Christmas is the best time of the year! Giving gifts to family and friends, cooking scrumptious family meals, and lighting the lights on a winking, twinkling Christmas tree are things many of us look forward to every year.
And with so many novel sights and smells–not to mention the occasional present under the tree–the holiday season can be a lot of fun for Fido too! Many families have developed traditions that include their pet in the festivities, such having as their own stocking or festive get-up. But some parts of the holidays are best observed rather than experienced hands-on. One of these is the indoor Christmas tree.
With a delicious smell and so many interesting lights and ornaments, it’s no wonder that your dog might show too much interest in the Christmas tree. The last thing you want is to recreate a slapstick scene from a holiday movie and watch in horror as your over-excited pupper knocks the tree off its stand. At best, a huge mess to clean up. At its worst, dangerous broken ornaments and exposed wiring. But spending a little time training your dog to leave the tree alone can keep the holidays safe, and best of all, fun for everyone!
In this guide, we’ll show you how to do just that. But if you need a little help getting started on your dog training adventure, book a FREE Discovery Call on Alaska Dog Works (dot) com
Having a dog doesn’t mean that you can’t enjoy having a beautiful indoor Christmas tree. Training your dog to look and not touch is the best way to avoid holiday disaster and give you peace of mind all season long.
Whether you are dealing with a young puppy, an adult dog, or ever an elderly canine, using patience and compassionate training methods while reinforcing the training as needed will go a long way to saving the tree and keeping your pup away from harm.
Christmas trees present several dangers, including tree water that could contain toxic additives, pine needles that could damage your dog’s mouth or digestive system if eaten, lights that could cause electrocution, or various kinds of ornaments that could look tasty. Not to mention any presents waiting under the tree that you probably don’t want your dog to get into, or pee on!

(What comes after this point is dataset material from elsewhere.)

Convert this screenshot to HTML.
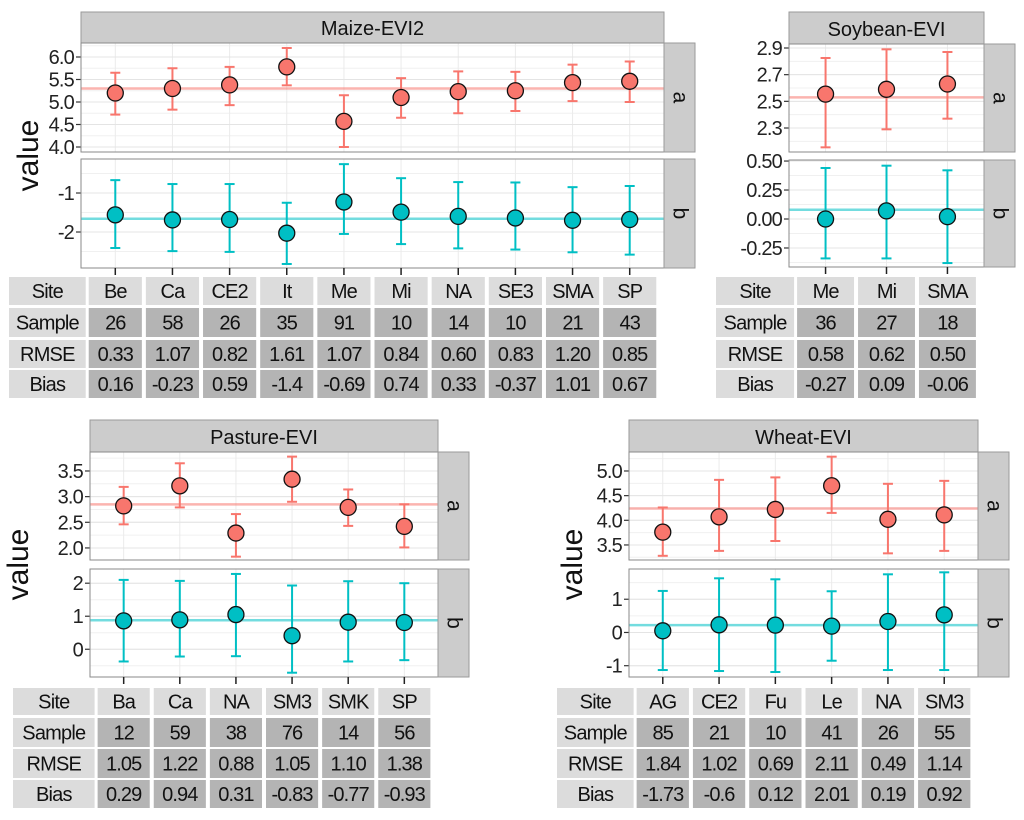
<!DOCTYPE html>
<html><head><meta charset="utf-8"><style>
html,body{margin:0;padding:0;background:#fff;}
svg{display:block;font-family:"Liberation Sans",sans-serif;}
</style></head><body>
<svg id="fig" width="1024" height="820" viewBox="0 0 1024 820"></svg>
<script>
// ---------- DATA ----------
const maizeSites=["Be","Ca","CE2","It","Me","Mi","NA","SE3","SMA","SP"];
const maizeA=[5.2,5.3,5.38,5.78,4.57,5.1,5.23,5.25,5.43,5.46];
const maizeAlo=[4.72,4.83,4.93,5.37,4.0,4.65,4.75,4.8,5.02,5.0];
const maizeAhi=[5.65,5.75,5.78,6.2,5.15,5.53,5.68,5.67,5.83,5.9];
const maizeAmean=5.3;
const maizeB=[-1.56,-1.69,-1.68,-2.03,-1.23,-1.49,-1.6,-1.64,-1.7,-1.68];
const maizeBlo=[-2.41,-2.49,-2.51,-2.82,-2.05,-2.31,-2.42,-2.45,-2.52,-2.58];
const maizeBhi=[-0.67,-0.77,-0.77,-1.25,-0.26,-0.62,-0.72,-0.73,-0.85,-0.82];
const maizeBmean=-1.66;
const maizeSample=["26","58","26","35","91","10","14","10","21","43"];
const maizeRMSE=["0.33","1.07","0.82","1.61","1.07","0.84","0.60","0.83","1.20","0.85"];
const maizeBias=["0.16","-0.23","0.59","-1.4","-0.69","0.74","0.33","-0.37","1.01","0.67"];
const maizeATicks=[4.0,4.5,5.0,5.5,6.0];
const maizeATickLabels=["4.0","4.5","5.0","5.5","6.0"];
const maizeBTicks=[-2,-1];
const maizeBTickLabels=["-2","-1"];

const soySites=["Me","Mi","SMA"];
const soyA=[2.554,2.59,2.63];
const soyAlo=[2.155,2.29,2.37];
const soyAhi=[2.825,2.89,2.87];
const soyAmean=2.53;
const soyB=[0.0,0.07,0.02];
const soyBlo=[-0.34,-0.34,-0.38];
const soyBhi=[0.44,0.46,0.42];
const soyBmean=0.08;
const soySample=["36","27","18"];
const soyRMSE=["0.58","0.62","0.50"];
const soyBias=["-0.27","0.09","-0.06"];
const soyATicks=[2.3,2.5,2.7,2.9];
const soyATickLabels=["2.3","2.5","2.7","2.9"];
const soyBTicks=[-0.25,0,0.25,0.5];
const soyBTickLabels=["-0.25","0.00","0.25","0.50"];

const pastSites=["Ba","Ca","NA","SM3","SMK","SP"];
const pastA=[2.82,3.21,2.29,3.34,2.79,2.42];
const pastAlo=[2.46,2.79,1.83,2.9,2.43,2.01];
const pastAhi=[3.19,3.65,2.66,3.78,3.14,2.85];
const pastAmean=2.85;
const pastB=[0.86,0.89,1.05,0.41,0.82,0.81];
const pastBlo=[-0.37,-0.22,-0.21,-0.71,-0.37,-0.33];
const pastBhi=[2.1,2.07,2.28,1.93,2.06,2.0];
const pastBmean=0.88;
const pastSample=["12","59","38","76","14","56"];
const pastRMSE=["1.05","1.22","0.88","1.05","1.10","1.38"];
const pastBias=["0.29","0.94","0.31","-0.83","-0.77","-0.93"];
const pastATicks=[2.0,2.5,3.0,3.5];
const pastATickLabels=["2.0","2.5","3.0","3.5"];
const pastBTicks=[0,1,2];
const pastBTickLabels=["0","1","2"];

const wheatSites=["AG","CE2","Fu","Le","NA","SM3"];
const wheatA=[3.76,4.07,4.22,4.70,4.02,4.11];
const wheatAlo=[3.28,3.38,3.58,4.15,3.33,3.38];
const wheatAhi=[4.26,4.82,4.87,5.29,4.74,4.8];
const wheatAmean=4.24;
const wheatB=[0.05,0.23,0.22,0.19,0.33,0.53];
const wheatBlo=[-1.13,-1.16,-1.19,-0.85,-1.13,-1.13];
const wheatBhi=[1.25,1.63,1.6,1.24,1.75,1.81];
const wheatBmean=0.22;
const wheatSample=["85","21","10","41","26","55"];
const wheatRMSE=["1.84","1.02","0.69","2.11","0.49","1.14"];
const wheatBias=["-1.73","-0.6","0.12","2.01","0.19","0.92"];
const wheatATicks=[3.5,4.0,4.5,5.0];
const wheatATickLabels=["3.5","4.0","4.5","5.0"];
const wheatBTicks=[-1,0,1];
const wheatBTickLabels=["-1","0","1"];

// ---------- DRAW ----------
const NS="http://www.w3.org/2000/svg";
const svg=document.getElementById("fig");
function mk(tag,attrs,parent,text){const e=document.createElementNS(NS,tag);for(const k in attrs)e.setAttribute(k,attrs[k]);if(text!==undefined)e.textContent=text;(parent||svg).appendChild(e);return e;}
const RED="#F8766D",CYAN="#00BFC4";

function drawFacet(key,title,sites,A,Alo,Ahi,Am,B,Blo,Bhi,Bm,aT,aTL,bT,bTL,sample,rmse,bias,L){
  const g=mk("g",{},svg);
  
  
  const n=sites.length, pitch=(L.right-L.left)/(n+0.2);
  const xOf=i=>L.left+(i+0.6)*pitch;
  const yA=v=>L.aTop+(L.aMax-v)/(L.aMax-L.aMin)*(L.aBot-L.aTop);
  const yB=v=>L.bTop+(L.bMax-v)/(L.bMax-L.bMin)*(L.bBot-L.bTop);
  const hs=mk("rect",{x:L.left,y:L.headTop,width:L.right-L.left,height:L.aTop-L.headTop,fill:"#cccccc",stroke:"#9a9a9a","stroke-width":1},g);
  
  
  const ht=mk("text",{x:(L.left+L.right)/2,y:L.aTop-8,"text-anchor":"middle","font-size":20,fill:"#111"},g,title);
  
  
  const panels=[["a",L.aTop,L.aBot,yA,aT,aTL,A,Alo,Ahi,Am,RED],["b",L.bTop,L.bBot,yB,bT,bTL,B,Blo,Bhi,Bm,CYAN]];
  panels.forEach(p=>{
    const [nm,top,bot,yf,ticks,tl,vals,lo,hi,mean,col]=p;
    const pg=mk("g",{},g);
    
    
    mk("rect",{x:L.left,y:top,width:L.right-L.left,height:bot-top,fill:"#fff"},pg);
    const step=ticks[1]-ticks[0];
    for(let t=ticks[0]-step*3;t<=ticks[ticks.length-1]+step*3;t+=step/2){const y=yf(t);if(y>top&&y<bot)mk("line",{x1:L.left,x2:L.right,y1:y,y2:y,stroke:"#f0f0f0","stroke-width":1},pg);}
    sites.forEach((s,i)=>mk("line",{x1:xOf(i),x2:xOf(i),y1:top,y2:bot,stroke:"#ebebeb","stroke-width":1},pg));
    ticks.forEach((t,i)=>{const y=yf(t);
      mk("line",{x1:L.left,x2:L.right,y1:y,y2:y,stroke:"#e4e4e4","stroke-width":1},pg);
      mk("line",{x1:L.left-5,x2:L.left,y1:y,y2:y,stroke:"#333","stroke-width":1.2},pg);
      const tx=mk("text",{x:L.left-7,y:y+7,"text-anchor":"end","font-size":20,fill:"#222","letter-spacing":-0.8},pg,tl[i]);
      
      
    });
    const hl=mk("line",{x1:L.left,x2:L.right,y1:yf(mean),y2:yf(mean),stroke:col,"stroke-width":2.5,"stroke-opacity":0.55},pg);
    
    
    vals.forEach((v,i)=>{const x=xOf(i);
      const eb=mk("g",{},pg);
      
      
      mk("line",{x1:x,x2:x,y1:yf(lo[i]),y2:yf(hi[i]),stroke:col,"stroke-width":2},eb);
      mk("line",{x1:x-5,x2:x+5,y1:yf(lo[i]),y2:yf(lo[i]),stroke:col,"stroke-width":2},eb);
      mk("line",{x1:x-5,x2:x+5,y1:yf(hi[i]),y2:yf(hi[i]),stroke:col,"stroke-width":2},eb);
      const c=mk("circle",{cx:x,cy:yf(v),r:8,fill:col,stroke:"#111","stroke-width":1.3},pg);
      
      
    });
    mk("rect",{x:L.left,y:top,width:L.right-L.left,height:bot-top,fill:"none",stroke:"#8a8a8a","stroke-width":1},pg);
    const sr=mk("rect",{x:L.right,y:top,width:L.stripR-L.right,height:bot-top,fill:"#cccccc",stroke:"#9a9a9a","stroke-width":1},pg);
    
    
    const cx=(L.right+L.stripR)/2, cy=(top+bot)/2;
    mk("text",{x:cx,y:cy,"text-anchor":"middle","font-size":21,fill:"#111",transform:`rotate(90 ${cx} ${cy})`,dy:6},pg,nm);
  });
  sites.forEach((s,i)=>mk("line",{x1:xOf(i),x2:xOf(i),y1:L.bBot,y2:L.bBot+7,stroke:"#222","stroke-width":1.5},g));
  const yt=mk("text",{x:L.ytX,y:(L.aTop+L.bBot)/2,"text-anchor":"middle","font-size":30,fill:"#111",transform:`rotate(-90 ${L.ytX} ${(L.aTop+L.bBot)/2})`},g,"value");
  
  
  const tb=mk("g",{},g);
  
  
  const rows=[["Site",sites],["Sample",sample],["RMSE",rmse],["Bias",bias]];
  const firstCellX=xOf(0)-pitch/2+2;
  rows.forEach((r,ri)=>{const [y0,y1]=L.rows[ri];
    mk("rect",{x:L.tabL,y:y0,width:firstCellX-3-L.tabL,height:y1-y0,fill:"#dcdcdc"},tb);
    mk("text",{x:(L.tabL+firstCellX-3)/2,y:(y0+y1)/2+7,"text-anchor":"middle","font-size":20,fill:"#111","letter-spacing":-0.8},tb,r[0]);
    r[1].forEach((v,i)=>{const x=xOf(i);
      mk("rect",{x:x-pitch/2+2,y:y0,width:pitch-4,height:y1-y0,fill:ri===0?"#dcdcdc":"#b4b4b4"},tb);
      const t=mk("text",{x:x,y:(y0+y1)/2+7,"text-anchor":"middle","font-size":20,fill:"#111","letter-spacing":-0.9},tb,v);
      
      
    });
  });
}
const stdRowsTop=[[277,305],[308,337],[340,368],[370,398]];
const stdRowsBot=[[688,715],[718,747],[749,778],[780,808]];
drawFacet("maize","Maize-EVI2",maizeSites,maizeA,maizeAlo,maizeAhi,maizeAmean,maizeB,maizeBlo,maizeBhi,maizeBmean,maizeATicks,maizeATickLabels,maizeBTicks,maizeBTickLabels,maizeSample,maizeRMSE,maizeBias,
 {left:81,right:664,stripR:695,headTop:12,aTop:43,aBot:152,bTop:159,bBot:268,aMin:3.889,aMax:6.311,bMin:-2.923,bMax:-0.128,ytX:38,tabL:9,rows:stdRowsTop});
drawFacet("soybean","Soybean-EVI",soySites,soyA,soyAlo,soyAhi,soyAmean,soyB,soyBlo,soyBhi,soyBmean,soyATicks,soyATickLabels,soyBTicks,soyBTickLabels,soySample,soyRMSE,soyBias,
 {left:789,right:984,stripR:1015,headTop:12,aTop:44,aBot:152,bTop:160,bBot:267,aMin:2.12,aMax:2.93,bMin:-0.414,bMax:0.509,ytX:-100,tabL:716,rows:stdRowsTop});
drawFacet("pasture","Pasture-EVI",pastSites,pastA,pastAlo,pastAhi,pastAmean,pastB,pastBlo,pastBhi,pastBmean,pastATicks,pastATickLabels,pastBTicks,pastBTickLabels,pastSample,pastRMSE,pastBias,
 {left:90,right:438,stripR:469,headTop:420,aTop:452,aBot:560,bTop:569,bBot:677,aMin:1.765,aMax:3.87,bMin:-0.84,bMax:2.43,ytX:28,tabL:13,rows:stdRowsBot});
drawFacet("wheat","Wheat-EVI",wheatSites,wheatA,wheatAlo,wheatAhi,wheatAmean,wheatB,wheatBlo,wheatBhi,wheatBmean,wheatATicks,wheatATickLabels,wheatBTicks,wheatBTickLabels,wheatSample,wheatRMSE,wheatBias,
 {left:629,right:978,stripR:1009,headTop:420,aTop:452,aBot:560,bTop:569,bBot:677,aMin:3.195,aMax:5.385,bMin:-1.34,bMax:1.91,ytX:582,tabL:557,rows:stdRowsBot});
</script>
</body></html>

You will want to teach your dog that the tree and surrounding area is off limits. This can be accomplished with deterrent barriers, training to obey verbal commands to avoid the tree, or directing your dog away from the tree. Remember to be consistent and patient with your dog while he is learning these new boundaries.
For the two methods we will talk about today, you’ll want to have a supply of treats. Using high value treats during training sessions is recommended, so aim for something your dog really loves but doesn’t usually get, such as bits of chicken. You may also want to have their favorite toys nearby to use as distractions while training.
We’d all love to have unlimited time to spend teaching our dog, but the reality is that you can’t have eyes on them every moment. So, while your dog is still learning how to leave the Christmas tree alone, it may be wise to have boundary or deterrent to keep them away from it until they know their boundaries. Items you can use around the tree include aluminum foil, tacky/sticky mats or tape available at pet stores or for holding carpet in place, a hard plastic mat with a nubby surface, or carpet runners with spikes turned up that can be found at hardware stores. You can also use a baby gate to keep your dog out of the room where the tree is located until you able to supervise.
Redirect away from tree Method
Watch your dog carefully. When he approaches the tree, say “away,” and toss a treat on the floor away from the tree.
Your dog will go get the treat. Now provide a toy, play with your dog, or let your dog outside to distract them from the tree.
Repeat whenever the dog approaches the tree for a couple of days, saying “away” and tossing a treat away from the tree.
Reward away from tree
When your dog has learned to move away from the tree for a treat, use the “away” command without tossing a treat. Then, when your dog moves away, give him a treat out of your hand. Alternate providing treats with just giving praise or playing with them.
Repeat and distract
Continue to provide the “away” command whenever your dog approaches the tree and give them verbal praise like “good.” Providing a chew toy away from the tree to distract your dog may continue to be beneficial.
Once your dog has the “away” command down, start using it when he approaches the tree and just giving verbal praise with no treat.
The Leave it Method
Present treat in hand
Hold your closed hand out to your dog with a treat wrapped in your hand.
Say “leave it”
When your dog nuzzles, licks or paws at your hand to reach the treat, say “Leave it”.
Reinforce “leave it”
When your dog stops trying to reach the treat, say “good” and provide a different treat from your other hand. Gradually start leaving treats on the ground and using the ‘leave it’ command. When your dog obeys, reward with a better treat. Repeat until the ‘leave it’ command is established.
Apply “leave it” to the tree
Supervise your dog around the Christmas tree. When your dog approaches the tree, say “leave it” making sure to give your dog a treat when they obey.
Reward hesitation and distract
When your dog hesitates in his approach, call him away from the tree and reward him.
Repeat “leave it” for tree
Repeat for several days, replacing treats with praise. Eventually, just command the dog to “leave it” when he approaches the tree.